We have been hearing “social licence” too often lately. It’s too posh.

typical australians

The Sullivans don't like communists or greenies but they do like farmers.

Push food security and water quality over bloody carbon emissions. The same middle-of-the-road proud Aussie who thinks Australia’s influence over world carbon emissions is neglible is deeply concerned over our ability to grow enough food and enjoy clean water.

Note to eco warriors – we know you know this so why do we keep hearing about emissions?

What’s easier to picture? Emissions or destroyed farmland?

Suggested campaign mantras: More coal = less food. Good for coal = bad for farmers.
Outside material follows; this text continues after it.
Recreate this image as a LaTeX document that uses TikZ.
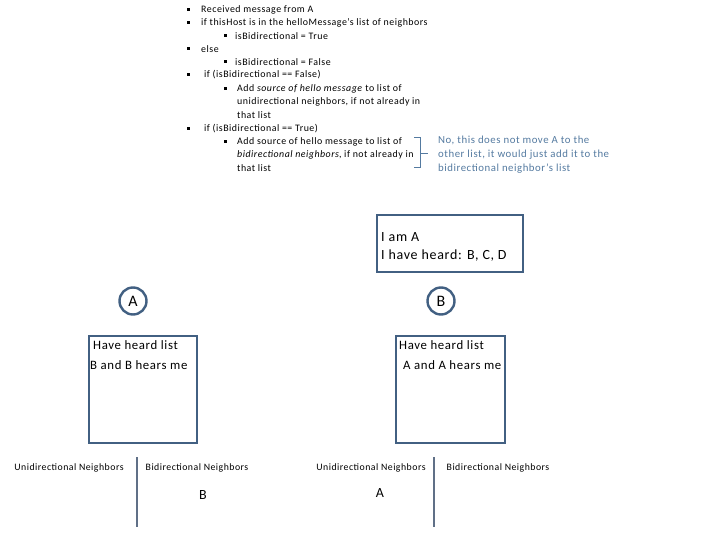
\documentclass[tikz,border=0pt]{standalone}
\usepackage{fontspec}
\setmainfont{Carlito}[LetterSpace=5]
\usepackage{xcolor}
\usetikzlibrary{positioning,calc}
\definecolor{slate}{RGB}{66,96,130}
\definecolor{notecol}{RGB}{84,122,160}
\definecolor{divcol}{RGB}{96,112,135}

\begin{document}
\begin{tikzpicture}[x=1pt, y=-1pt]
        \tikzset{
            item/.style={anchor=west, inner sep=0pt, font=\fontsize{9.9}{11}\selectfont},
            bul/.style={fill=black, rectangle, minimum size=3pt, inner sep=0pt},
            note/.style={anchor=west, inner sep=0pt, text=notecol, font=\fontsize{10.8}{12}\selectfont},
            infobox/.style={draw=slate, line width=2.6pt, rectangle, inner sep=0pt},
            host/.style={draw=slate, line width=2.4pt, circle, minimum size=27pt, inner sep=0pt, font=\fontsize{16}{18}\selectfont},
            heard/.style={anchor=west, inner sep=0pt, font=\fontsize{12.8}{14}\selectfont},
            nbr/.style={inner sep=0pt, font=\fontsize{9.8}{11}\selectfont},
            entry/.style={inner sep=0pt, font=\fontsize{14}{16}\selectfont},
            divider/.style={draw=divcol, line width=1.2pt}
        }
        \useasboundingbox (0,0) rectangle (720,540);

        % Pseudo code list
        \node [bul] at (188,10) (b1) {};
        \node [item] at (201,10) (t1) {Received message from A};
        \node [bul] at (188,23) (b2) {};
        \node [item] at (201,23) (t2) {if thisHost is in the helloMessage’s list of neighbors};
        \node [bul] at (225,36) (b3) {};
        \node [item] at (235,36) (t3) {isBidirectional = True};
        \node [bul] at (188,49) (b4) {};
        \node [item] at (201,49) (t4) {else};
        \node [bul] at (225,62) (b5) {};
        \node [item] at (235,62) (t5) {isBidirectional = False};
        \node [bul] at (188,75) (b6) {};
        \node [item] at (204,75) (t6) {if (isBidirectional == False)};
        \node [bul] at (225,89) (b7) {};
        \node [item] at (237,89) (t7) {Add \textit{source of hello message} to list of};
        \node [item] at (237,102) (t8) {unidirectional neighbors, if not already in};
        \node [item] at (237,115) (t9) {that list};
        \node [bul] at (188,129) (b10) {};
        \node [item] at (204,129) (t10) {if (isBidirectional == True)};
        \node [bul] at (225,142) (b11) {};
        \node [item] at (237,142) (t11) {Add source of hello message to list of};
        \node [item] at (237,155) (t12) {\textit{bidirectional neighbors}, if not already in};
        \node [item] at (237,168) (t13) {that list};

        % Bracket and note
        \coordinate (brtop) at (414,138);
        \coordinate (brbot) at (414,168);
        \coordinate (brtip) at (428,154);
        \draw [draw=notecol, line width=1pt] (brtop) -- ++(6,0) |- (brbot);
        \draw [draw=notecol, line width=1pt] ($(brtop)!0.53!(brbot)+(6,0)$) -- (brtip |- {$(brtop)!0.53!(brbot)$});
        \node [note] at (438,140) (n1) {No, this does not move A to the};
        \node [note] at (438,155) (n2) {other list, it would just add it to the};
        \node [note] at (438,169) (n3) {bidirectional neighbor’s list};

        % Host summary box
        \draw [infobox] (377,215) rectangle (523,272);
        \node [heard, font=\fontsize{14}{16}\selectfont] at (381,237) (iam) {I am A};
        \node [heard, font=\fontsize{14}{16}\selectfont] at (381,256) (ihave) {I have heard: B, C, D};

        % Hosts
        \node [host] at (133,301) (hA) {A};
        \node [host] at (441,301) (hB) {B};

        % Heard lists
        \draw [infobox] (89,336) rectangle (197,443);
        \node [heard] at (93,345) (hlA) {Have heard list};
        \node [heard] at (90,365) (hmA) {B and B hears me};
        \draw [infobox] (396,336) rectangle (505,443);
        \node [heard] at (399,345) (hlB) {Have heard list};
        \node [heard] at (403,365) (hmB) {A and A hears me};

        % Neighbor tables
        \node [nbr] at (69,468) (uniA) {Unidirectional Neighbors};
        \node [nbr] at (197,468) (biA) {Bidirectional Neighbors};
        \draw [divider] (137,457) -- (137,527);
        \node [entry] at (203,495) (eA) {B};
        \node [nbr] at (371,468) (uniB) {Unidirectional Neighbors};
        \node [nbr] at (498,468) (biB) {Bidirectional Neighbors};
        \draw [divider] (434,457) -- (434,527);
        \node [entry] at (380,493) (eB) {A};
    \end{tikzpicture}
\end{document}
One Response to Greenpeace furore highlights ignorance

  1. Al Blake says:

    “The motivation is broadly idealistic?” Only if the end justifies the means, and these are dirty means for a doubtful end. It might surprise the Greenies to know that the demon of CO2 is a lot less frightening now after 15 years of no statistically significant increase in world temperatures, and that climate change is less scary since the drought ended, confirming that the Australian cycles of droughts followed by floods still exist today. So a campaign of lies and propaganda directed at the Coal industry cannot be described as idealistic: look at the dishonestry and manipulation involved in their 6 elements of Strategy:
    1. Disrupt and delay building of infrastructure, expecially Ports and Rail. What do we call ecological terrorists? Ecoteurs?
    2. Constrain the space: exclude mining from anywhere they can using “outrage over coal seam gas” – they aren’t interested in food security or clean water, except where that motivates the public to advance their agenda. They even have Alan Jones acting as their stalking horse lately.
    3.Increase investor risk: the mining and Carbon taxes have already done that.
    4. Increase costs: ditto.
    5. Withdraw the social licence – In other words, demonise the the industry that brings us wealth, employment, taxes to fund social welfare, and cheap reliable electricity. You better have something – hydro, nuclear, geothermal – in place first, before you close the coal-fired plants, or there will be hell to pay. Our society is quite fragile and depends on electricity to run. If it fails there will be starvation in the cities within weeks.
    6. Build a powerful movement. Done: the green equivalent of the IRA is Greenpeace, and the Green Party is their Sinn Fein Political Arm.
    Their plans don’t just threaten Coal, they threaten all of our industrial base that keps us all fed, sheltered and warm.
    I don’t think the political reaction to this evil plan has been anywhere near strong enough.